Fortunately, the film also provides another reading, one which questions easy assumptions about the male chauvinism of the film. The title Five Easy Pieces refers to a book of music which piano students must master before going on to more complex compositions, and it also suggests, through the Chopin seduction linking music and sex, Bobby's sexual conquests. If he must similarly know himself before he can confront life, then Bobby is only an accomplished pianist and womanizer, not a master of his life in pursuit of the truth. He is a drifter whose northern journey, without the coat he has given away, will culminate in death.
Five Easy Pieces concerns cultural clashes, which are reflected in the classical music associated with the Dupeas, which Bobby has mastered, and the country sound track sung by Tammy Wynette (as in Rayette), but Adrien Joyce's screenplay (based on a story she and director Rafelson wrote) does not insist on the superiority of either class. There are real people who do know themselves and conduct themselves with dignity in both classes: Bobby's friend Elton, Rayette and Catherine. Like Bobby, Catherine recognizes hypocrisy and corruption; unlike Bobby, she realizes that she cannot save herself through sex, flight, or power. She will remain true to her values and her work, rather than retreat through alienation and nihilism.

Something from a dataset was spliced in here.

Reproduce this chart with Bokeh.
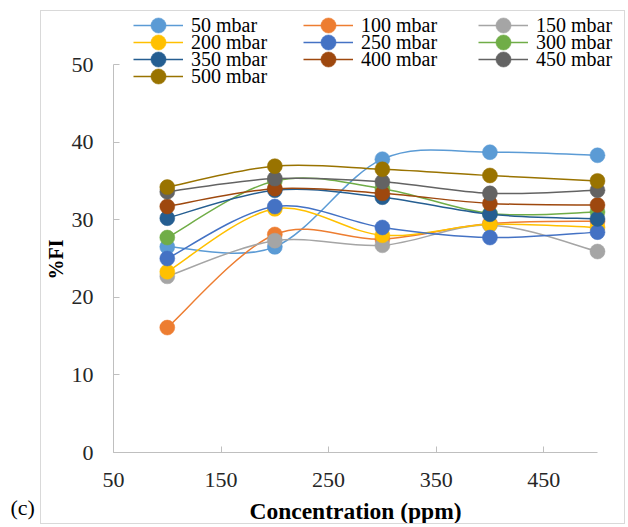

Five Easy Pieces has been compared to Truffaut's Shoot the Piano Player, for both concern dropouts from the world of classical music; but unlike Bobby, who plays on a moving van in a traffic jam or as a foreplay to sex, Charlie Kohler continues to play the piano. Robert Eroica Dupea (the Eroica is the Beethoven work dedicated to Napoleon, whose promise also lapsed into ego) becomes another contemporary American male protagonist whose life is characterized by lack of identity, impotence, and despair. When he resumes his journey at the end of the film, Bobby resembles Huck Finn "lighting out for the territory," but Bobby is hardly an uneducated adolescent. Though he behaves like Huck, who comes to know himself, Bobby is an adult whose actions spring from frustrations, cruelty, and despair—he is a charming but destructive loser.